Davie community tries to force police officer

to park marked car in garage


Article Courtesy of The Sun Sentinel

By Joe Kollin
Published May 27, 2005


Does the patrol car parked in the driveway of the police officer's house make neighbors feel more secure?

Or does it lower the neighborhood's property values by making it appear the area is riddled with crime?

The question of whether to let an officer park his patrol car in his driveway or make him put it in his three-car garage, or cover it with a tarp, is splitting residents in Carlton Ranches, a gated, 46-home community in Davie.

The officer, Kevin Millan, an 11-year veteran of the Miami Beach Police Department, wants to leave the car in his driveway or hidden behind bushes or a fence so he can get to it quickly. As a traffic homicide investigator, he is always on call.

But the Carlton Ranches Homeowners Association board wants the car out of sight.

An association that requires a police car to be covered is like those that don't let owners fly American flags in their front yards, said Millan's attorney, F. Blane Carneal of Fort Lauderdale.

Board members say hiding the car should not slow Millan down.

"The time frame to open the garage and back it out, or to remove a cover, is immaterial in comparison to the time it will take him to reach Miami Beach," said Randall K. Roger of Boca Raton, the association's attorney.

The association may be forced to ask a judge to decide whether its rules against parking commercial vehicles in the community give it the right to ban police cars. To finance a lawsuit, the association has ordered all owners, including Millan, to pay a $350 special assessment.

The Florida Fraternal Order of Police is waiting to see what happens, said the state president, Sgt. James Mann of the Miami Police Department.

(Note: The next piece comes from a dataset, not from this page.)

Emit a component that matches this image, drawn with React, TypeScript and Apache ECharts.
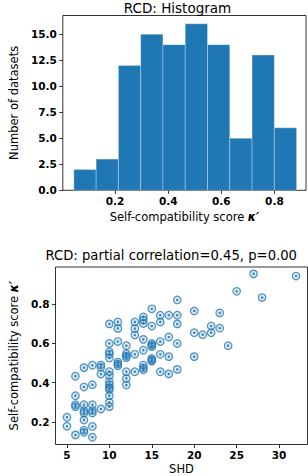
import React, { useEffect, useRef } from "react";
import * as echarts from "echarts";

// Histogram
const binEdges = [0.0446, 0.1285, 0.2124, 0.2963, 0.3802, 0.4641, 0.548, 0.6319, 0.7158, 0.7997, 0.8836];
const binCounts = [2, 3, 12, 15, 14, 16, 14, 5, 13, 6];
const histYTicks = [0, 2.5, 5, 7.5, 10, 12.5, 15];
const histXTicks = [0.2, 0.4, 0.6, 0.8];

// Scatter
const shd = [
  5, 5,
  6, 6, 6, 6, 6,
  7, 7, 7, 7, 7, 7, 7, 7,
  8, 8, 8, 8, 8, 8, 8,
  9, 9, 9, 9,
  10, 10, 10, 10, 10, 10, 10, 10, 10, 10, 10, 10, 10, 10,
  11, 11, 11, 11, 11, 11,
  12, 12, 12, 12, 12, 12, 12,
  13, 13, 13, 13, 13,
  14, 14, 14, 14, 14, 14, 14, 14,
  15, 15, 15, 15, 15, 15, 15, 15,
  16, 16, 16, 16, 16,
  17, 17, 17, 17,
  18, 18, 18, 18, 18,
  20, 20, 20,
  21,
  22, 22,
  23, 23,
  24,
  25,
  27,
  28,
  32,
];
const kappa = [
  0.224, 0.178,
  0.433, 0.334, 0.288, 0.278, 0.134,
  0.477, 0.378, 0.288, 0.257, 0.245, 0.21, 0.158, 0.147,
  0.489, 0.39, 0.288, 0.258, 0.246, 0.177, 0.122,
  0.49, 0.479, 0.444, 0.266,
  0.70, 0.60, 0.558, 0.546, 0.526, 0.457, 0.437, 0.405, 0.39, 0.375, 0.366, 0.334, 0.30, 0.278,
  0.71, 0.677, 0.61, 0.505, 0.495, 0.487,
  0.589, 0.548, 0.537, 0.528, 0.456, 0.422, 0.388,
  0.71, 0.676, 0.643, 0.545, 0.456,
  0.735, 0.72, 0.702, 0.621, 0.566, 0.49, 0.476, 0.466,
  0.777, 0.689, 0.60, 0.592, 0.584, 0.524, 0.516, 0.51,
  0.744, 0.71, 0.61, 0.545, 0.456,
  0.744, 0.633, 0.533, 0.445,
  0.822, 0.744, 0.70, 0.60, 0.468,
  0.766, 0.655, 0.533,
  0.645,
  0.689, 0.655,
  0.756, 0.678,
  0.589,
  0.866,
  0.955,
  0.834,
  0.944,
];
const scatterXTicks = [5, 10, 15, 20, 25, 30];
const scatterYTicks = [0.2, 0.4, 0.6, 0.8];

const FONT = "DejaVu Sans";
const BLUE = "#1f77b4";

export default function App() {
  const ref = useRef<HTMLDivElement>(null);
  useEffect(() => {
    if (!ref.current) return;
    const chart = echarts.init(ref.current, null, { renderer: "svg" });
    const histData = binCounts.map((c, i) => [binEdges[i], binEdges[i + 1], c]);
    const scatterData = shd.map((s, i) => [s, kappa[i]]);

    const tickLabel = {
      fontFamily: FONT,
      fontWeight: "bold" as const,
      fontSize: 10.5,
      color: "#000",
    };
    const axisCommon = {
      splitLine: { show: false },
      axisLine: { show: false, onZero: false },
      axisTick: { show: true, length: 3.5, lineStyle: { color: "#000", width: 0.8 } },
    };
    const nameStyle = {
      fontFamily: FONT,
      fontSize: 11.5,
      color: "#000",
      rich: {
        k: { fontFamily: FONT, fontSize: 11.5, fontWeight: "bold", fontStyle: "italic", color: "#000" },
      },
    };

    chart.setOption({
      animation: false,
      backgroundColor: "#fff",
      title: [
        {
          text: "RCD: Histogram",
          left: 177.5,
          top: 1,
          padding: 0,
          textAlign: "center",
          textStyle: { fontFamily: FONT, fontSize: 13.5, fontWeight: "normal", color: "#000" },
        },
        {
          text: "RCD: partial correlation=0.45, p=0.00",
          left: 45.5,
          top: 249,
          padding: 0,
          textAlign: "left",
          textStyle: { fontFamily: FONT, fontSize: 13.2, fontWeight: "normal", color: "#000" },
        },
      ],
      grid: [
        { left: 49, top: 15.5, width: 257, height: 174.8, show: true, borderColor: "#000", borderWidth: 0.8, backgroundColor: "transparent" },
        { left: 45.5, top: 267, width: 262, height: 177.5, show: true, borderColor: "#000", borderWidth: 0.8, backgroundColor: "transparent" },
      ],
      xAxis: [
        {
          type: "value",
          gridIndex: 0,
          min: 0.003,
          max: 0.919,
          ...axisCommon,
          axisTick: { ...axisCommon.axisTick, customValues: histXTicks },
          axisLabel: { ...tickLabel, margin: 5, customValues: histXTicks, formatter: (v: number) => v.toFixed(1) },
          name: "Self-compatibility score {k|κ′}",
          nameLocation: "middle",
          nameGap: 21,
          nameTextStyle: nameStyle,
        },
        {
          type: "value",
          gridIndex: 1,
          min: 3.65,
          max: 33.35,
          ...axisCommon,
          axisTick: { ...axisCommon.axisTick, customValues: scatterXTicks },
          axisLabel: { ...tickLabel, margin: 5, customValues: scatterXTicks, formatter: (v: number) => String(v) },
          name: "SHD",
          nameLocation: "middle",
          nameGap: 18.5,
          nameTextStyle: nameStyle,
        },
      ],
      yAxis: [
        {
          type: "value",
          gridIndex: 0,
          min: 0,
          max: 16.8,
          ...axisCommon,
          axisTick: { ...axisCommon.axisTick, customValues: histYTicks },
          axisLabel: { ...tickLabel, margin: 6, customValues: histYTicks, formatter: (v: number) => v.toFixed(1) },
          name: "Number of datasets",
          nameLocation: "middle",
          nameGap: 37,
          nameTextStyle: nameStyle,
        },
        {
          type: "value",
          gridIndex: 1,
          min: 0.085,
          max: 0.99,
          ...axisCommon,
          axisTick: { ...axisCommon.axisTick, customValues: scatterYTicks },
          axisLabel: { ...tickLabel, margin: 6, customValues: scatterYTicks, formatter: (v: number) => v.toFixed(1) },
          name: "Self-compatibility score {k|κ′}",
          nameLocation: "middle",
          nameGap: 29,
          nameTextStyle: nameStyle,
        },
      ],
      series: [
        {
          type: "custom",
          xAxisIndex: 0,
          yAxisIndex: 0,
          encode: { x: [0, 1], y: 2 },
          data: histData,
          renderItem: (params: any, api: any) => {
            const p0 = api.coord([api.value(0), api.value(2)]);
            const p1 = api.coord([api.value(1), 0]);
            return {
              type: "rect",
              shape: { x: p0[0], y: p0[1], width: p1[0] - p0[0], height: p1[1] - p0[1] },
              style: { fill: BLUE, stroke: "rgba(255,255,255,0.3)", lineWidth: 1 },
            };
          },
        },
        {
          type: "scatter",
          xAxisIndex: 1,
          yAxisIndex: 1,
          data: scatterData,
          symbol: "circle",
          symbolSize: 7.5,
          itemStyle: { color: "rgba(31,119,180,0.18)", borderColor: BLUE, borderWidth: 1.2 },
        },
        {
          type: "scatter",
          xAxisIndex: 1,
          yAxisIndex: 1,
          data: scatterData,
          symbol: "circle",
          symbolSize: 2.6,
          itemStyle: { color: BLUE, opacity: 0.85 },
        },
      ],
    });
    return () => chart.dispose();
  }, []);
  return (
    <div
      ref={ref}
      style={{ position: "fixed", left: 0, top: 0, width: 308, height: 476 }}
    />
  );
}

"If this homeowners association prevails, it could impact officers throughout the state, and even the nation," he said.

Millan, 34, and his wife, Regina, 28, a former Miami-Dade assistant state attorney who practices criminal immigration law, bought the house last year. In December, she gave birth to their son, Vincenzo.

The Millans said they knew when they bought that the association prohibits commercial vehicles. But the bylaws define a commercial vehicle as one that advertises a business and a police car doesn't do that, said Regina Millan.

Roger, however, argued that the community is in Davie and he interprets the town code as classifying police cars as commercial vehicles.

But Carneal said state law doesn't consider a police car to be a commercial vehicle and state law trumps the town code.

Should the association sue, it could be precedent-setting because no court has issued a ruling in this type of case, Carneal said.

"But our intention is not to bring a lawsuit, we want the association to make the first move and hopefully, it will do nothing and let everyone live in peace," he said.

Roger said the association may have no choice. "We respect what police do in general. We're just not willing to give them a special exception that's not available to other members of the community," he said.

The Millans' next-door neighbor said his family likes seeing the car parked outside.

"I have no problem with the car. I have no problem with them putting it behind a fence, which they offered to do [but the board rejected]," said Giovanni Hernandez. "We have three girls and they feel safer with the car out there."

Cathy Bucci, a neighbor who sells real estate, said no client has ever complained during her 30 years of selling in Broward County. "I don't think it negatively affects property values whatsoever."